RioCan and Kimco Realty Corp. have announced they will divide their 35 jointly owned properties, known as the RioKim Portfolio, into three groups.
RioCan will acquire 22 properties in two stages: 19 properties during the third quarter of 2015 and three properties in the first quarter of 2016. RioCan will acquire Kimco’s interest in these properties for $715 million.
Ten institutional retail assets will also be marketed for sale, one of which is currently under a conditional contract to be sold. The third asset group will include three transitional properties that Target previously occupied. Those assets will be purchased for $238 million and RioCan will assume Kimco’s share of the existing in place debt of $104 million.

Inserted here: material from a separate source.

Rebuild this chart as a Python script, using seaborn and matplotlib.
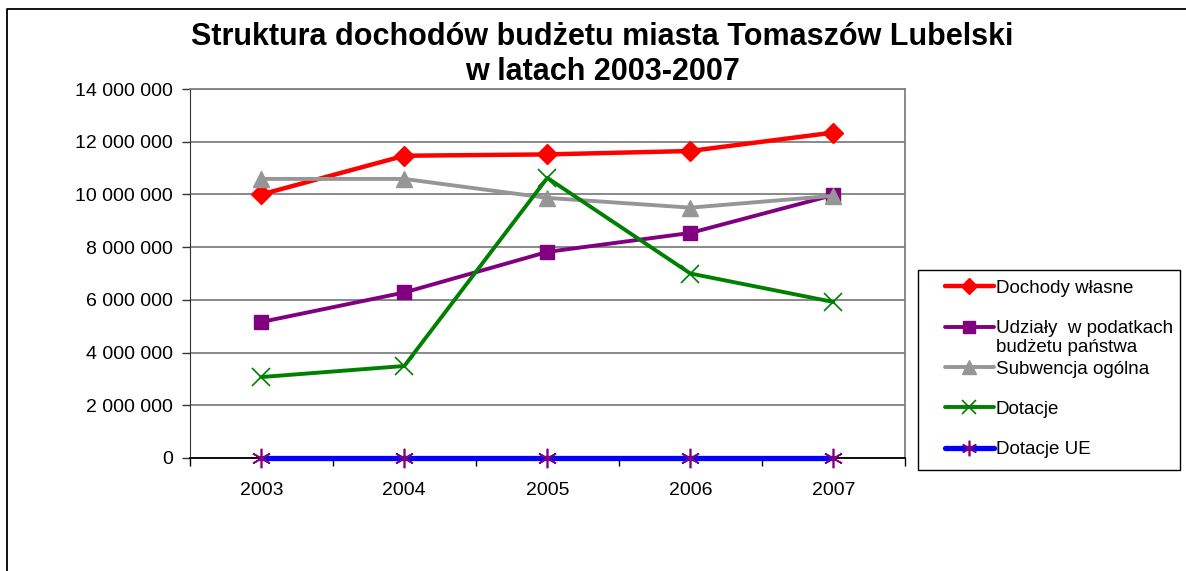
import matplotlib
matplotlib.use("Agg")
import matplotlib.pyplot as plt
import seaborn as sns
import pandas as pd
from matplotlib.lines import Line2D
from matplotlib.patches import Rectangle
from matplotlib.ticker import FuncFormatter, FixedLocator

years = [2003, 2004, 2005, 2006, 2007]
dochody_wlasne = [10000000, 11470000, 11520000, 11650000, 12350000]
udzialy = [5160000, 6280000, 7820000, 8540000, 9980000]
subwencja = [10590000, 10590000, 9870000, 9500000, 9950000]
dotacje = [3070000, 3490000, 10630000, 7000000, 5920000]
dotacje_ue = [0, 0, 0, 0, 0]

series = {
    "Dochody własne": dochody_wlasne,
    "Udziały  w podatkach": udzialy,
    "Subwencja ogólna": subwencja,
    "Dotacje": dotacje,
    "Dotacje UE": dotacje_ue,
}
label_cont = "budżetu państwa"  # second line of the "Udziały" legend label
styles = {
    "Dochody własne": dict(color="#FF0000", marker="D", ms=10, mfc="#FF0000", mec="#FF0000", lw=3.2),
    "Udziały  w podatkach": dict(color="#800080", marker="s", ms=10, mfc="#800080", mec="#800080", lw=2.8),
    "Subwencja ogólna": dict(color="#969696", marker="^", ms=12, mfc="#969696", mec="#969696", lw=2.8),
    "Dotacje": dict(color="#008000", marker="x", ms=13, mfc="#008000", mec="#008000", mew=1.2, lw=2.8),
    "Dotacje UE": dict(color="#0000FF", marker=(6, 2, 0), ms=14, mfc="#800080", mec="#800080", mew=1.2, lw=3.8),
}

sns.set_style("white")
plt.rcParams["font.family"] = ["Liberation Sans", "DejaVu Sans"]
plt.rcParams["text.color"] = "black"
plt.rcParams["xtick.color"] = "black"
plt.rcParams["ytick.color"] = "black"

fig = plt.figure(figsize=(11.86, 5.71), dpi=100)
ax = fig.add_axes([0.160, 0.198, 0.603, 0.646])

for name, vals in series.items():
    df = pd.DataFrame({"rok": years, "wartosc": vals})
    st = styles[name]
    sns.lineplot(data=df, x="rok", y="wartosc", ax=ax, label=name,
                 color=st["color"], linewidth=st["lw"], marker=st["marker"],
                 markersize=st["ms"], markerfacecolor=st["mfc"],
                 markeredgecolor=st["mec"], markeredgewidth=st.get("mew", 1),
                 zorder=3, clip_on=False)

ax.set_xlim(2002.5, 2007.5)
ax.set_ylim(0, 14000000)
ax.set_yticks(range(0, 14000001, 2000000))
ax.yaxis.set_major_formatter(FuncFormatter(lambda v, p: f"{int(v):,}".replace(",", " ")))
ax.set_xticks(years)
ax.set_xticklabels([str(y) for y in years])
ax.xaxis.set_minor_locator(FixedLocator([2002.5 + i for i in range(6)]))
ax.tick_params(axis="x", which="major", length=0, pad=17, labelsize=14)
ax.tick_params(axis="x", which="minor", length=6, width=1, color="black", direction="out", bottom=True)
ax.tick_params(axis="y", length=6, width=1, color="#333333", direction="out", left=True, labelsize=14, pad=6)
ax.set_xlabel("")
ax.set_ylabel("")
ax.grid(axis="y", color="#808080", linewidth=1.3)
ax.set_axisbelow(True)
for s in ["top", "right"]:
    ax.spines[s].set_color("#808080")
    ax.spines[s].set_linewidth(1.3)
ax.spines["left"].set_color("#333333")
ax.spines["bottom"].set_color("#000000")
ax.spines["bottom"].set_linewidth(1.3)

ax.get_legend().remove()
handles = []
for name in series:
    st = styles[name]
    handles.append(Line2D([], [], color=st["color"], lw=st["lw"], marker=st["marker"],
                          ms=st["ms"] * 0.8, mfc=st["mfc"], mec=st["mec"],
                          mew=st.get("mew", 1)))
# legend frame drawn separately, entries placed inside it
fig.add_artist(Rectangle((918 / 1186, 1 - 470 / 571), 262 / 1186, 200 / 571,
                         transform=fig.transFigure, fill=False,
                         edgecolor="black", lw=1.0))
leg = fig.legend(handles, list(series), loc="center left",
                 bbox_to_anchor=(945 / 1186, 1 - 369 / 571),
                 fontsize=13.5, frameon=False, handlelength=2.6,
                 handletextpad=0.1, labelspacing=1.24, borderpad=0,
                 borderaxespad=0)

fig.suptitle("Struktura dochodów budżetu miasta Tomaszów Lubelski\nw latach 2003-2007",
             x=0.508, y=0.962, fontsize=22, fontweight="bold", linespacing=1.25)

fig.add_artist(Line2D([7 / 1186, 7 / 1186, 1.0], [0.0, 1 - 9 / 571, 1 - 9 / 571],
                      transform=fig.transFigure, color="black", lw=1.3))

# continuation line of the second legend label, just under its first line
fig.canvas.draw()
bb = leg.get_texts()[1].get_window_extent().transformed(fig.transFigure.inverted())
fig.text(bb.x0, bb.y0 - 2 / 571, label_cont, fontsize=13.5, ha="left", va="top")

fig.savefig("out.png", dpi=100)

RioCan acquired Kimco’s 50 per cent interest in Grand Park and RioCan Leaside Centre in Toronto, Ontario, as well as Brentwood Village in Calgary, Alberta, back in March 2015. The partners also completed the sale of Centres Jacques Cartier on July 31, 2015 for $18 million.
Edward Sonshine, chief executive officer of RioCan, said the sale will increase the concentration of the Trust’s portfolio, most significantly in the Greater Toronto Area (GTA).
“The management team at RioCan is familiar with every aspect of the portfolio, as they have been providing leasing, asset, and property management duties for these properties since the inception of this very successful joint venture relationship that we have enjoyed with Kimco,” Sonshine said. “It is an exceptionally rare opportunity to acquire a selection of properties from a portfolio of this scale that can be easily absorbed by the Trust.”